The science journalist's argument is most vulnerable to criticism on the grounds

Answer choices

  1. Bad Conclusion Match Not a Flaw10% picked this

    takes for granted that if a condition would be necessary for the evolution of life as we know it, then such life could not

    The author takes for granted that if a condition would be necessary for the evolution of life as we know it, then any place that satisfies that condition is likely to have at least primitive life. The first part matches Evidence (water is required for life as we know it), and the second part is supposed to match Conclusion (Europa probably has life). This answer accuses the author of concluding "Every planet without water cannot possibly have life as we know it". Not only does that not even resemble our actual conclusion, it's not at all flawed to say that. If a condition would be necessary for X, then X could not exist anywhere that this condition does not hold.

  2. Correct79% picked this

    fails to address adequately the possibility that there are conditions necessary for the evolution of life in addition to

    Why this is right

    Can we hurt this argument by saying, "Yo, author --- there are things in addition to liquid water that are required for life to evolve"? Absolutely. Supposed someone said, "Harvard Law requires that you have at least a 2.0 GPA in order to be admitted. Maria has higher than a 2.0 GPA. Thus, Maria is likely to be admitted to Harvard." We'd say, "she also needs at least a 150 on her LSAT. Does she have that? She also needs to write a good personal statement. Did she do that?" When an author treats a necessary condition as though it's sufficient (or in this case, as though it's likely to be sufficient), they're failing to consider that there might be other requirements as well, which might not be met.

    Skill tested: Flaw · how this choice captures the argument's function is the move to repeat next time.

  3. Not an Assumption2% picked this

    takes for granted that life is likely to be present on Europa if, but only if,

    This answer is saying the author refuses to believe that there could ever be life on Europa that evolved somewhere else (for example, maybe there are some spores of bacteria on a meteorite that crashes into Europa, and the bacteria manage to survive). Our author wasn't talking about anything resembling that sort of scenario, where life comes to Europa from somewhere else. So we have no way to say our author assumes it's impossible for that to happen. This answer is objecting to an argument that would have sounded like this: "We found life on Europa. So, apparently, life can evolve on Europa."

  4. Doesn't Overlook4% picked this

    overlooks the possibility that there could be unfamiliar forms of life that have evolved without the

    The author doesn't overlook that possibility. By saying "Life as we know it could only evolve in the presence of water", the author is allowing for the possibility that some form of life we don't know might be able to evolve w/o water. Even if we miss that phrase, we wouldn't pick this, because it's not an objection to this author to say that "Yo, author --- there might be some weird forms of life that evolve without water being present." He'd be like, "Okay. What does that have to do my claim that there is life on Europa, where water is present?"

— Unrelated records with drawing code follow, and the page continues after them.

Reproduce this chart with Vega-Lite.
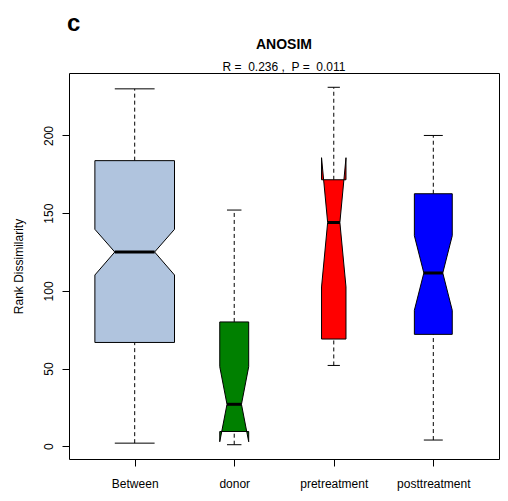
{
  "$schema": "https://vega.github.io/schema/vega-lite/v6.json",
  "background": "white",
  "padding": {"left": 11, "top": 11, "right": 9, "bottom": 10},
  "title": {"text": "c", "anchor": "start", "frame": "group", "fontSize": 24, "fontWeight": "bold", "font": "Liberation Sans", "color": "black", "dx": -2, "offset": 2},
  "config": {
    "view": {"stroke": "black", "strokeWidth": 1},
    "font": "Liberation Sans",
    "axis": {"grid": false, "domain": false, "tickColor": "black", "tickSize": 7, "labelFontSize": 12, "labelColor": "black", "labelFont": "Liberation Sans", "titleFont": "Liberation Sans", "titleFontSize": 12, "titleFontWeight": "normal", "titleColor": "black"}
  },
  "datasets": {
    "stats": [
      {"group": "Between", "n": 159, "lower": 2, "q1": 66.8, "notchLo": 110.2, "median": 125, "notchHi": 139.6, "q3": 183.8, "upper": 230},
      {"group": "donor", "n": 21, "lower": 1, "q1": 9.5, "notchLo": 2.9, "median": 27, "notchHi": 51.2, "q3": 80, "upper": 152},
      {"group": "pretreatment", "n": 15, "lower": 52, "q1": 69, "notchLo": 102.5, "median": 144, "notchHi": 185.7, "q3": 171.5, "upper": 231},
      {"group": "posttreatment", "n": 36, "lower": 4, "q1": 72, "notchLo": 87.5, "median": 111.5, "notchHi": 135.5, "q3": 162.5, "upper": 200}
    ]
  },
  "vconcat": [
    {
      "width": 430,
      "height": 386,
      "title": {"text": "ANOSIM", "subtitle": "R =\u00a0 0.236 ,\u00a0 P =\u00a0 0.011", "anchor": "middle", "frame": "group", "fontSize": 14, "fontWeight": "bold", "color": "black", "subtitleFontSize": 12, "subtitleColor": "black", "subtitleFont": "Liberation Sans", "subtitlePadding": 10, "offset": 0},
      "data": {"name": "stats"},
      "transform": [
        {"calculate": "indexof(['Between','donor','pretreatment','posttreatment'], datum.group) + 1", "as": "pos"},
        {"joinaggregate": [{"op": "max", "field": "n", "as": "nmax"}]},
        {"calculate": "0.4 * sqrt(datum.n / datum.nmax)", "as": "hw"},
        {"calculate": "datum.pos - datum.hw * 0.5", "as": "capL"},
        {"calculate": "datum.pos + datum.hw * 0.5", "as": "capR"}
      ],
      "layer": [
        {
          "mark": {"type": "rule", "color": "black", "strokeWidth": 1, "strokeDash": [4, 3]},
          "encoding": {
            "x": {"field": "pos", "type": "quantitative", "scale": {"domain": [0.34, 4.66], "nice": false, "zero": false}, "axis": {"values": [1, 2, 3, 4], "labelExpr": "['','Between','donor','pretreatment','posttreatment'][datum.value]", "title": null, "labelPadding": 12}},
            "y": {"field": "q3", "type": "quantitative", "scale": {"domain": [-8.2, 240.2], "nice": false, "zero": false}, "axis": {"values": [0, 50, 100, 150, 200], "labelAngle": -90, "title": "Rank Dissimilarity", "labelPadding": 7, "titlePadding": 17}},
            "y2": {"field": "upper"}
          }
        },
        {
          "mark": {"type": "rule", "color": "black", "strokeWidth": 1, "strokeDash": [4, 3]},
          "encoding": {
            "x": {"field": "pos", "type": "quantitative"},
            "y": {"field": "lower", "type": "quantitative"},
            "y2": {"field": "q1"}
          }
        },
        {
          "transform": [{"fold": ["lower", "upper"], "as": ["cap", "capv"]}],
          "mark": {"type": "rule", "color": "black", "strokeWidth": 1},
          "encoding": {
            "x": {"field": "capL", "type": "quantitative"},
            "x2": {"field": "capR"},
            "y": {"field": "capv", "type": "quantitative"}
          }
        },
        {
          "transform": [
            {"fold": ["q1", "notchLo", "median", "notchHi", "q3"], "as": ["vertex", "v"]},
            {"calculate": "indexof(['q1','notchLo','median','notchHi','q3'], datum.vertex)", "as": "vi"},
            {"calculate": "datum.vertex == 'median' ? 0.5 : 1", "as": "f"},
            {"calculate": "datum.pos - datum.hw * datum.f", "as": "xa"},
            {"calculate": "datum.pos + datum.hw * datum.f", "as": "xb"},
            {"fold": ["xa", "xb"], "as": ["side", "xv"]},
            {"calculate": "datum.side == 'xa' ? datum.vi : 9 - datum.vi", "as": "ord"}
          ],
          "mark": {"type": "line", "interpolate": "linear-closed", "stroke": "black", "strokeWidth": 1},
          "encoding": {
            "x": {"field": "xv", "type": "quantitative"},
            "y": {"field": "v", "type": "quantitative"},
            "order": {"field": "ord", "type": "quantitative"},
            "detail": {"field": "group", "type": "nominal"},
            "fill": {"field": "group", "type": "nominal", "scale": {"domain": ["Between", "donor", "pretreatment", "posttreatment"], "range": ["#B0C4DE", "#008000", "#FF0000", "#0000FF"]}, "legend": null}
          }
        },
        {
          "mark": {"type": "rule", "color": "black", "strokeWidth": 3},
          "encoding": {
            "x": {"field": "capL", "type": "quantitative"},
            "x2": {"field": "capR"},
            "y": {"field": "median", "type": "quantitative"}
          }
        }
      ]
    }
  ]
}
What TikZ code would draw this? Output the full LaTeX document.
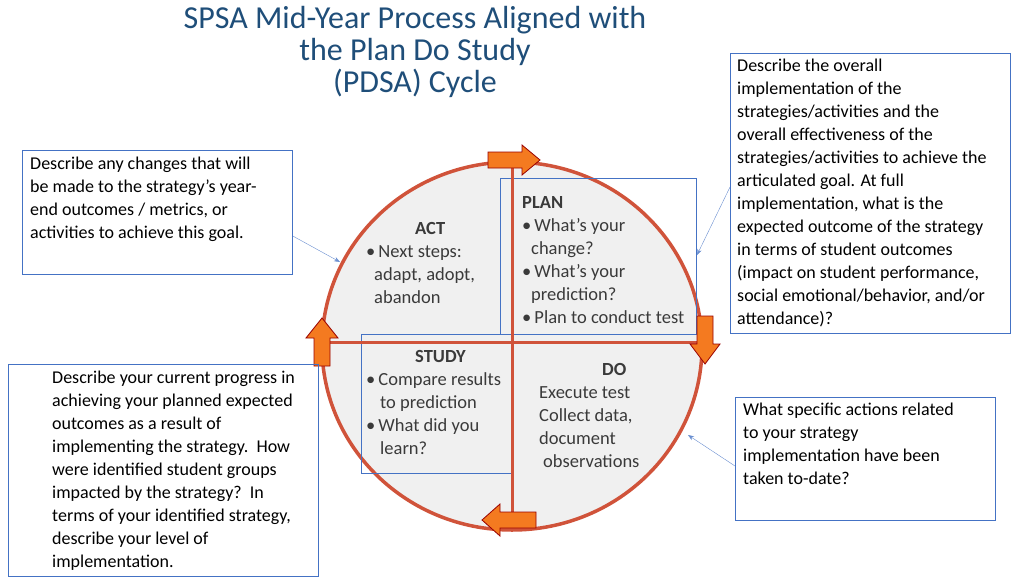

  5. Too Strong: nothing else could account4% picked this

    takes for granted that no conditions on Europa other than the supposed presence of liquid water could have accounted for the

    The author's language isn't as extreme as this answer suggests. He says that the data transmitted strongly suggests that there is liquid water, which means he has allowed for the possibility that there isn't actually liquid water and that the ice is there for some other reason.